Relatives, including the grandparents who claimed to have been kidnapped, had told the judge about Aldrich’s struggles with mental illness during an August 2021 hearing at which the judge said Aldrich needed treatment or “it’s going to be so bad,” according to the documents.

Yet no mention was made during a hearing this July of the suspect’s violent behavior or the status of any mental health treatment.

And Chittum, who had received a letter late last year from relatives of Aldrich’s grandparents warning the suspect was certain to commit murder if freed, granted a defense attorney’s motion to dismiss the case as a trial deadline loomed and the grandparents had stopped cooperating.

The judge's assistants did not immediately respond to a request for comment Friday night.

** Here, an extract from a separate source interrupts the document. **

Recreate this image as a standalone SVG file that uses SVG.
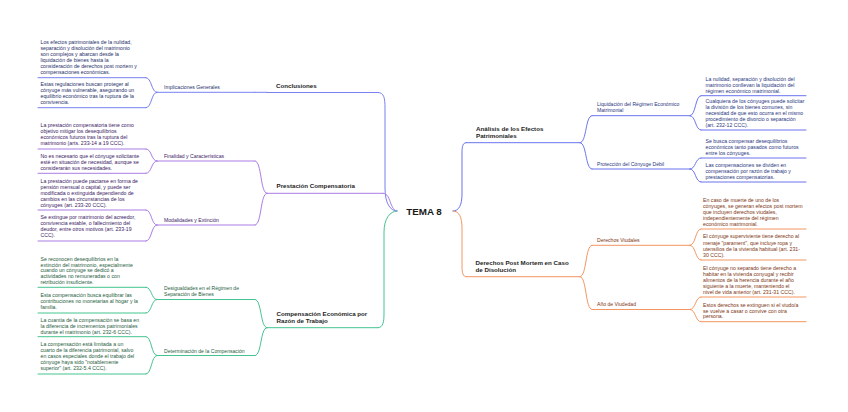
<svg xmlns="http://www.w3.org/2000/svg" width="848" height="412" viewBox="0 0 848 412">
<style>
text{font-family:"Liberation Sans",Arial,sans-serif;}
.b{font-size:5.2px;}
.s{font-size:5.1px;}
.m{font-size:6.2px;font-weight:bold;fill:#1e1e1e;}
.c{font-size:9.8px;font-weight:bold;fill:#1a1a1a;}
.ln{fill:none;stroke-width:1;stroke-linecap:round;}
.nv{stroke:#7880f2}.nvt{fill:#27306b}
.bl{stroke:#6a74ee}.blt{fill:#2a3680}
.pu{stroke:#a97de4}.put{fill:#3b2166}
.gr{stroke:#44c48f}.grt{fill:#1f5e40}
.or{stroke:#f39662}.ort{fill:#7e3512}
</style>
<rect width="848" height="412" fill="#ffffff"/>

<g id="connectors" class="ln">
  <!-- center to main topics -->
  <path class="nv" d="M378,92.5 C384,92.5 385,98 385,108 V188 C385,203 390,211 397,211"/>
  <path class="pu" d="M383,193.3 C388,193.3 389,199 391,204 C393,209 395,211 397,211"/>
  <path class="gr" d="M378,327.7 C383,327.7 384,322 384,314 V232 C384,219 390,211 397,211"/>
  <path class="bl" d="M466,142.7 C463,142.7 462,146 462,153 V194 C462,205 459,211 453,211"/>
  <path class="or" d="M466,276.7 C463,276.7 462,273 462,266 V228 C462,217 459,211 453,211"/>
  <!-- main to subtopics left -->
  <path class="nv" d="M255,92.3 H267"/>
  <path class="pu" d="M255,161 C262,161 260,193.3 267,193.3"/>
  <path class="pu" d="M255,225 C262,225 260,193.3 267,193.3"/>
  <path class="gr" d="M255,299.5 C262,299.5 260,327.7 267,327.7"/>
  <path class="gr" d="M255,355.5 C262,355.5 260,327.7 267,327.7"/>
  <!-- subtopics to blocks left -->
  <path class="nv" d="M146,77.7 C152,77.7 151,92.3 157,92.3"/>
  <path class="nv" d="M146,107.7 C152,107.7 151,92.3 157,92.3"/>
  <path class="pu" d="M146,149 C152,149 151,161 157,161"/>
  <path class="pu" d="M146,173.3 C152,173.3 151,161 157,161"/>
  <path class="pu" d="M146,210 C152,210 151,225 157,225"/>
  <path class="pu" d="M146,241 C152,241 151,225 157,225"/>
  <path class="gr" d="M146,287.3 C152,287.3 151,299.5 157,299.5"/>
  <path class="gr" d="M146,313 C152,313 151,299.5 157,299.5"/>
  <path class="gr" d="M146,336.7 C152,336.7 151,355.5 157,355.5"/>
  <path class="gr" d="M146,374 C152,374 151,355.5 157,355.5"/>
  <!-- main to subtopics right -->
  <path class="bl" d="M580,142.7 C587,142.7 585,115.7 592,115.7"/>
  <path class="bl" d="M580,142.7 C587,142.7 585,169 592,169"/>
  <path class="or" d="M580,276.7 C587,276.7 585,245.3 592,245.3"/>
  <path class="or" d="M580,276.7 C587,276.7 585,309.5 592,309.5"/>
  <!-- subtopics to blocks right -->
  <path class="bl" d="M690,115.7 C696,115.7 695,95.7 701,95.7"/>
  <path class="bl" d="M690,115.7 C696,115.7 695,130 701,130"/>
  <path class="bl" d="M690,169 C696,169 695,158 701,158"/>
  <path class="bl" d="M690,169 C696,169 695,182 701,182"/>
  <path class="or" d="M690,245.3 C696,245.3 695,229 701,229"/>
  <path class="or" d="M690,245.3 C696,245.3 695,260 701,260"/>
  <path class="or" d="M690,309.5 C696,309.5 695,297 701,297"/>
  <path class="or" d="M690,309.5 C696,309.5 695,321.7 701,321.7"/>
</g>

<g id="center">
  <text class="c" x="424" y="214.5" text-anchor="middle">TEMA 8</text>
</g>

<!-- Conclusiones -->
<g id="conclusiones">
  <path class="ln nv" d="M267,92.5 H378"/>
  <text class="m" x="276" y="88">Conclusiones</text>
</g>
<g id="implicaciones">
  <path class="ln nv" d="M157,92.3 H255"/>
  <text class="s nvt" x="164" y="89">Implicaciones Generales</text>
</g>
<g id="c1">
  <path class="ln nv" d="M38,77.7 H146"/>
  <text class="b nvt" x="40.5"><tspan x="40.5" y="43.5">Los efectos patrimoniales de la nulidad,</tspan><tspan x="40.5" y="49.5">separación y disolución del matrimonio</tspan><tspan x="40.5" y="55.5">son complejos y abarcan desde la</tspan><tspan x="40.5" y="61.5">liquidación de bienes hasta la</tspan><tspan x="40.5" y="67.5">consideración de derechos post mortem y</tspan><tspan x="40.5" y="73.5">compensaciones económicas.</tspan></text>
</g>
<g id="c2">
  <path class="ln nv" d="M38,107.7 H146"/>
  <text class="b nvt"><tspan x="40.5" y="86">Estas regulaciones buscan proteger al</tspan><tspan x="40.5" y="92">cónyuge más vulnerable, asegurando un</tspan><tspan x="40.5" y="98">equilibrio económico tras la ruptura de la</tspan><tspan x="40.5" y="104">convivencia.</tspan></text>
</g>

<!-- Prestación -->
<g id="prestacion">
  <path class="ln pu" d="M267,193.3 H383"/>
  <text class="m" x="276.5" y="188">Prestación Compensatoria</text>
</g>
<g id="finalidad">
  <path class="ln pu" d="M157,161 H255"/>
  <text class="s put" x="164" y="158">Finalidad y Características</text>
</g>
<g id="p1">
  <path class="ln pu" d="M38,149 H146"/>
  <text class="b put"><tspan x="40.5" y="126.8">La prestación compensatoria tiene como</tspan><tspan x="40.5" y="132.8">objetivo mitigar los desequilibrios</tspan><tspan x="40.5" y="138.8">económicos futuros tras la ruptura del</tspan><tspan x="40.5" y="144.8">matrimonio (arts. 233-14 a 19 CCC).</tspan></text>
</g>
<g id="p2">
  <path class="ln pu" d="M38,173.3 H146"/>
  <text class="b put"><tspan x="40.5" y="158.3">No es necesario que el cónyuge solicitante</tspan><tspan x="40.5" y="164.3">esté en situación de necesidad, aunque se</tspan><tspan x="40.5" y="170.3">considerarán sus necesidades.</tspan></text>
</g>
<g id="modalidades">
  <path class="ln pu" d="M157,225 H255"/>
  <text class="s put" x="164" y="222.4">Modalidades y Extinción</text>
</g>
<g id="p3">
  <path class="ln pu" d="M38,210 H146"/>
  <text class="b put"><tspan x="40.5" y="182.7">La prestación puede pactarse en forma de</tspan><tspan x="40.5" y="188.7">pensión mensual o capital, y puede ser</tspan><tspan x="40.5" y="194.7">modificada o extinguida dependiendo de</tspan><tspan x="40.5" y="200.7">cambios en las circunstancias de los</tspan><tspan x="40.5" y="206.7">cónyuges (art. 233-20 CCC).</tspan></text>
</g>
<g id="p4">
  <path class="ln pu" d="M38,241 H146"/>
  <text class="b put"><tspan x="40.5" y="219.4">Se extingue por matrimonio del acreedor,</tspan><tspan x="40.5" y="225.4">convivencia estable, o fallecimiento del</tspan><tspan x="40.5" y="231.4">deudor, entre otros motivos (art. 233-19</tspan><tspan x="40.5" y="237.4">CCC).</tspan></text>
</g>

<!-- Compensación -->
<g id="compensacion">
  <path class="ln gr" d="M267,327.7 H378"/>
  <text class="m"><tspan x="276.5" y="315.6">Compensación Económica por</tspan><tspan x="276.5" y="323">Razón de Trabajo</tspan></text>
</g>
<g id="desigualdades">
  <path class="ln gr" d="M157,299.5 H255"/>
  <text class="s grt"><tspan x="164" y="290.4">Desigualdades en el Régimen de</tspan><tspan x="164" y="296">Separación de Bienes</tspan></text>
</g>
<g id="g1">
  <path class="ln gr" d="M38,287.3 H146"/>
  <text class="b grt"><tspan x="40.5" y="260.7">Se reconocen desequilibrios en la</tspan><tspan x="40.5" y="266.5">extinción del matrimonio, especialmente</tspan><tspan x="40.5" y="272.4">cuando un cónyuge se dedicó a</tspan><tspan x="40.5" y="278.2">actividades no remuneradas o con</tspan><tspan x="40.5" y="284">retribución insuficiente.</tspan></text>
</g>
<g id="g2">
  <path class="ln gr" d="M38,313 H146"/>
  <text class="b grt"><tspan x="40.5" y="297.4">Esta compensación busca equilibrar las</tspan><tspan x="40.5" y="303.3">contribuciones no monetarias al hogar y la</tspan><tspan x="40.5" y="309">familia.</tspan></text>
</g>
<g id="determinacion">
  <path class="ln gr" d="M157,355.5 H255"/>
  <text class="s grt" x="164" y="352.7">Determinación de la Compensación</text>
</g>
<g id="g3">
  <path class="ln gr" d="M38,336.7 H146"/>
  <text class="b grt"><tspan x="40.5" y="321.7">La cuantía de la compensación se basa en</tspan><tspan x="40.5" y="327.7">la diferencia de incrementos patrimoniales</tspan><tspan x="40.5" y="333.7">durante el matrimonio (art. 232-6 CCC).</tspan></text>
</g>
<g id="g4">
  <path class="ln gr" d="M38,374 H146"/>
  <text class="b grt"><tspan x="40.5" y="346.4">La compensación está limitada a un</tspan><tspan x="40.5" y="352.4">cuarto de la diferencia patrimonial, salvo</tspan><tspan x="40.5" y="358.4">en casos especiales donde el trabajo del</tspan><tspan x="40.5" y="364.4">cónyuge haya sido "notablemente</tspan><tspan x="40.5" y="370.4">superior" (art. 232-5.4 CCC).</tspan></text>
</g>

<!-- Análisis -->
<g id="analisis">
  <path class="ln bl" d="M466,142.7 H580"/>
  <text class="m"><tspan x="476" y="130.6">Análisis de los Efectos</tspan><tspan x="476" y="138">Patrimoniales</tspan></text>
</g>
<g id="liquidacion">
  <path class="ln bl" d="M592,115.7 H690"/>
  <text class="s blt"><tspan x="597" y="106">Liquidación del Régimen Económico</tspan><tspan x="597" y="112.4">Matrimonial</tspan></text>
</g>
<g id="a1">
  <path class="ln bl" d="M701,95.7 H806"/>
  <text class="b blt"><tspan x="705.5" y="81.4">La nulidad, separación y disolución del</tspan><tspan x="705.5" y="87.2">matrimonio conllevan la liquidación del</tspan><tspan x="705.5" y="93">régimen económico matrimonial.</tspan></text>
</g>
<g id="a2">
  <path class="ln bl" d="M701,130 H806"/>
  <text class="b blt"><tspan x="705.5" y="102.6">Cualquiera de los cónyuges puede solicitar</tspan><tspan x="705.5" y="108.6">la división de los bienes comunes, sin</tspan><tspan x="705.5" y="114.6">necesidad de que esto ocurra en el mismo</tspan><tspan x="705.5" y="120.6">procedimiento de divorcio o separación</tspan><tspan x="705.5" y="126.6">(art. 232-12 CCC).</tspan></text>
</g>
<g id="proteccion">
  <path class="ln bl" d="M592,169 H690"/>
  <text class="s blt" x="597" y="166">Protección del Cónyuge Débil</text>
</g>
<g id="a3">
  <path class="ln bl" d="M701,158 H806"/>
  <text class="b blt"><tspan x="705.5" y="142.7">Se busca compensar desequilibrios</tspan><tspan x="705.5" y="148.7">económicos tanto pasados como futuros</tspan><tspan x="705.5" y="154.7">entre los cónyuges.</tspan></text>
</g>
<g id="a4">
  <path class="ln bl" d="M701,182 H806"/>
  <text class="b blt"><tspan x="705.5" y="166.7">Las compensaciones se dividen en</tspan><tspan x="705.5" y="172.7">compensación por razón de trabajo y</tspan><tspan x="705.5" y="178.7">prestaciones compensatorias.</tspan></text>
</g>

<!-- Derechos Post Mortem -->
<g id="postmortem">
  <path class="ln or" d="M466,276.7 H580"/>
  <text class="m"><tspan x="475.5" y="265">Derechos Post Mortem en Caso</tspan><tspan x="475.5" y="272.3">de Disolución</tspan></text>
</g>
<g id="viudales">
  <path class="ln or" d="M592,245.3 H690"/>
  <text class="s ort" x="597" y="242.4">Derechos Viudales</text>
</g>
<g id="d1">
  <path class="ln or" d="M701,229 H806"/>
  <text class="b ort"><tspan x="703" y="202">En caso de muerte de uno de los</tspan><tspan x="703" y="208">cónyuges, se generan efectos post mortem</tspan><tspan x="703" y="214">que incluyen derechos viudales,</tspan><tspan x="703" y="220">independientemente del régimen</tspan><tspan x="703" y="226">económico matrimonial.</tspan></text>
</g>
<g id="d2">
  <path class="ln or" d="M701,260 H806"/>
  <text class="b ort"><tspan x="703" y="238.4">El cónyuge superviviente tiene derecho al</tspan><tspan x="703" y="244.5">menaje "parament", que incluye ropa y</tspan><tspan x="703" y="250.7">utensilios de la vivienda habitual (art. 231-</tspan><tspan x="703" y="256.9">30 CCC).</tspan></text>
</g>
<g id="viudedad">
  <path class="ln or" d="M592,309.5 H690"/>
  <text class="s ort" x="597" y="306">Año de Viudedad</text>
</g>
<g id="d3">
  <path class="ln or" d="M701,297 H806"/>
  <text class="b ort"><tspan x="703" y="269.7">El cónyuge no separado tiene derecho a</tspan><tspan x="703" y="275.7">habitar en la vivienda conyugal y recibir</tspan><tspan x="703" y="281.7">alimentos de la herencia durante el año</tspan><tspan x="703" y="287.7">siguiente a la muerte, manteniendo el</tspan><tspan x="703" y="293.7">nivel de vida anterior (art. 231-31 CCC).</tspan></text>
</g>
<g id="d4">
  <path class="ln or" d="M701,321.7 H806"/>
  <text class="b ort"><tspan x="703" y="306.7">Estos derechos se extinguen si el viudo/a</tspan><tspan x="703" y="312.5">se vuelve a casar o convive con otra</tspan><tspan x="703" y="318.3">persona.</tspan></text>
</g>
</svg>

District Attorney Michael Allen said at a news conference last week the 2021 case was dependent on victims' testimony that was unlikely to materialize.

Authorities have said that the suspect's grandparents were set to move out of state and that Aldrich was upset by the plans and told a parent about a homemade bomb.

According to an affidavit from a sheriff's deputy, Aldrich’s grandmother called dispatchers to inform them that "Anderson told her he was going to be the next mass killer."

Aldrich was arrested, and two firearms were seized, prosecutors said.

At a 2021 hearing, Chittum expressed alarm at Aldrich's behavior and suggested the suspect planned more mayhem.

"You clearly have been planning for something else, and it didn’t have to do with your grandma and grandpa," she said in court. "It was saving all these firearms and trying to make this bomb, and making statements about other people being involved in some sort of shootout and a huge thing."

She said she was "glad" SWAT team members didn't hurt or kill the suspect.

"Things just went unhinged," the judge said. "And it looks like it could have been worse because you had plans for it to be worse." 

Aldrich is accused of walking into Club Q late on Nov. 19 and opening fire with an AR-15 clone, a replica of a rifle initially developed for war but first sold for sporting purposes.

Aldrich was subdued by at least two clubgoers before police arrived.